NORTHWEST TERRITORIES, CANADA – Gahcho Kué is too far north for trees. In the few snowless months, its surroundings in Canada's Northwest Territories resemble a sprawling archipelago, as much lake as land, dark ponds stretching flat to the horizon. Wolverines roam, as well as bears, foxes, hares and caribou, though the herds have dwindled. There are no roads, no pipes, no electricity cables. So it seems strange when, flying over the tundra, a giant truck appears, then another, then a steel factory, rows of trailers and a big gray pit, deepening by the day.

De Beers, the world's biggest diamond company, marked the opening of its Gahcho Kué mine in September. Local indigenous leaders prayed for the mine, beating drums. Bruce Cleaver, the firm's chief executive, and Mark Cutifani, the boss of its parent company, Anglo American, stood by a ceremonial fire, flames tilting in the wind.

Gahcho Kué is an astonishing endeavor, the biggest new mine in the world in more than a decade. De Beers has no plans for another.
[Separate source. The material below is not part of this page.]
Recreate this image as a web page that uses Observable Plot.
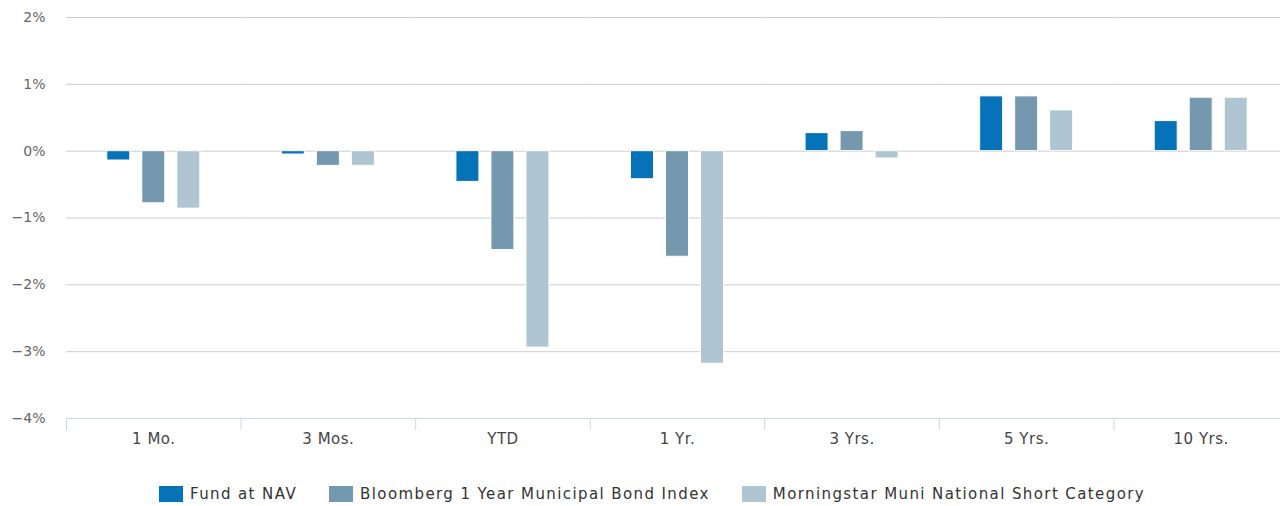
<!DOCTYPE html>
<html>
<head>
<meta charset="utf-8">
<script src="https://cdn.jsdelivr.net/npm/d3@7"></script>
<script src="https://cdn.jsdelivr.net/npm/@observablehq/plot@0.6"></script>
<style>
  html, body { margin: 0; padding: 0; background: #fff; overflow: hidden; width: 1280px; height: 506px; }
  #chart { width: 1280px; overflow: hidden; }
  #chart svg { display: block; max-width: none !important; }
  #chart g[aria-label="fx-axis tick label"] text { letter-spacing: 0.5px; }
  #legend { display: flex; justify-content: center; align-items: center; margin-top: 19px; padding-left: 24px; width: 1280px; box-sizing: border-box;
    font-family: "DejaVu Sans", sans-serif; font-size: 15px; letter-spacing: 1.4px; color: #333; }
  .item { display: flex; align-items: center; margin: 0 16px; }
  .sw { width: 24px; height: 16px; margin-right: 7px; }
</style>
</head>
<body>
<div id="chart"></div>
<div id="legend"></div>
<script>
const categories = ["1 Mo.", "3 Mos.", "YTD", "1 Yr.", "3 Yrs.", "5 Yrs.", "10 Yrs."];
const series = ["Fund at NAV", "Bloomberg 1 Year Municipal Bond Index", "Morningstar Muni National Short Category"];
const fundValues = [-0.14, -0.05, -0.46, -0.42, 0.27, 0.82, 0.45];
const indexValues = [-0.78, -0.22, -1.48, -1.58, 0.30, 0.82, 0.80];
const categoryValues = [-0.86, -0.22, -2.94, -3.18, -0.11, 0.61, 0.80];
const colors = ["#0673b8", "#7499af", "#afc6d2"];
const yTicks = [-4, -3, -2, -1, 0, 1, 2];

const seriesValues = [fundValues, indexValues, categoryValues];
const data = categories.flatMap((c, i) =>
  seriesValues.map((vals, j) => ({ period: c, series: series[j], value: vals[i] }))
);

const fmt = d => (d < 0 ? "\u2212" + (-d) : String(d)) + "%";

const chart = Plot.plot({
  width: 1288,
  height: 466,
  marginLeft: 66,
  marginRight: 0,
  marginTop: 17,
  marginBottom: 37,
  style: { fontFamily: "DejaVu Sans, sans-serif", background: "#fff", maxWidth: "none" },
  fx: { domain: categories, padding: 0, label: null, round: false },
  x: { domain: series, paddingInner: 0.343, paddingOuter: 1.165, axis: null, round: false },
  y: { domain: [-4, 2], insetBottom: 11, label: null },
  color: { domain: series, range: colors },
  marks: [
    Plot.ruleY(yTicks.filter(d => d > -4), { stroke: "#cccccc", strokeWidth: 1 }),
    Plot.ruleY([-4], { stroke: "#ccd6eb", strokeWidth: 1 }),
    Plot.frame({ anchor: "left", stroke: "#ccd6eb", insetTop: 401 }),
    Plot.barY(data, { fx: "period", x: "series", y: "value", fill: "series", stroke: "white", strokeWidth: 1 }),
    Plot.axisY({ ticks: yTicks, tickSize: 0, tickPadding: 21, tickFormat: fmt, fontSize: 14, color: "#666", label: null }),
    Plot.axisFx({ anchor: "bottom", tickSize: 0, tickPadding: 4, fontSize: 15, color: "#444", label: null })
  ]
});
document.getElementById("chart").appendChild(chart);

const legend = document.getElementById("legend");
series.forEach((s, i) => {
  const item = document.createElement("div");
  item.className = "item";
  const sw = document.createElement("div");
  sw.className = "sw";
  sw.style.background = colors[i];
  const t = document.createElement("span");
  t.textContent = s;
  item.appendChild(sw);
  item.appendChild(t);
  legend.appendChild(item);
});
</script>
</body>
</html>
It is a turning point for one of the world's oddest industries. The diamond business gained its sparkle around 1866, when a farmer's son picked up a glistening pebble on the bank of the Orange River in South Africa. For most of the next 150 years, De Beers would dominate the global market. Success depended on manipulated supply and skillfully cultivated demand.

Much has changed since then. De Beers can no longer control the market. Though it is the biggest producer by value, it accounts for only a third of global sales, down from 45 percent in 2007. It faces many uncertainties, from synthetic diamonds to changing relationships with polishers and cutters. Its loosening grip is reflected in increased volatility: its sales fell 34 percent in 2015, before bouncing back by 30 percent last year. Meanwhile the source of the demand that drives sales — the link between diamonds and love — looks weaker than it used to.

But one forecast seems solid: there will be fewer new diamonds. De Beers seeks new places to mine, but has slashed its exploration budget. The supply of new diamonds is expected to peak in the next few years, before beginning a slow decline.

Speculation that diamonds might be found in Canada dates from the 19th century, when gems were found studded through the American Midwest. In 1888, the year Cecil Rhodes founded De Beers in South Africa, a 22-carat stone was unearthed near Milwaukee. Glaciers, it was posited in 1899, might have carried the diamonds south. It was decades before exploration took off.

De Beers began quietly scouring Canada in the 1960s, but it was not until 1991 that BHP, one of its rivals, found kimberlite, an igneous rock, with enough diamonds to merit a mine.

The objects of these frenzied searches have intrinsic value for scientists. But diamonds' principal value has nothing to do with science. In September, Cutifani reminded Gahcho Kué's visitors that the ancient Greeks regarded diamonds as the tears of the gods. Their modern status, though, is a corporate creation, a story inextricably linked with that of De Beers itself.

Diamonds had been rare before 1866; the South African finds threatened to send prices plunging. Rhodes founded De Beers to consolidate the area's mines and to restrict sales. By his death in 1902, the firm accounted for 90 percent of the world market. More discoveries were made in the 20th century, notably in Siberia in the 1950s, Botswana in the 1960s and Australia in the 1970s. But De Beers kept tight control of supply, both by owning mines and by buying diamonds from others.

That alone would not have turned De Beers into an empire. As essential was its scheme for conjuring up demand. In 1938 the company, then led by the Oppenheimer family, hired advertising agency N.W. Ayer to coax Americans to buy more rocks. It dreamed up the notion that a diamond ring should be an essential display of love and status, its gift a rite of passage.

The limits of De Beers' power have been revealed in the past two years. Demand slumped in China in late 2014, prompting retailers to buy fewer polished diamonds. Companies that cut and polish stones became weighed down by inventory. But the tools De Beers once used to use to prop up prices were no longer at hand.

A long-term risk looms over the industry: one day young couples may no longer want diamonds at all.

De Beers is now focused on expanding existing mines, not building new ones. New technologies may help liberate more diamonds from kimberlite more efficiently. Even so, Bain estimates, production will peak in 2019. Supplies of new diamonds will then start to fall, sinking by 1 to 2 percent each year until 2030.

For now, aircraft shuttle staff to Gahcho Kué, dropping off miners to work for two-week stretches. No workers touch the diamonds with bare hands. Only a few see the gems before they are sent off by plane to be valued. Rob Coolen, who oversees the ice road, said, "Occasionally you see one and it's just gorgeous."

The mine is expected to reach full production in March. By 2030, its diamonds extracted, it will close.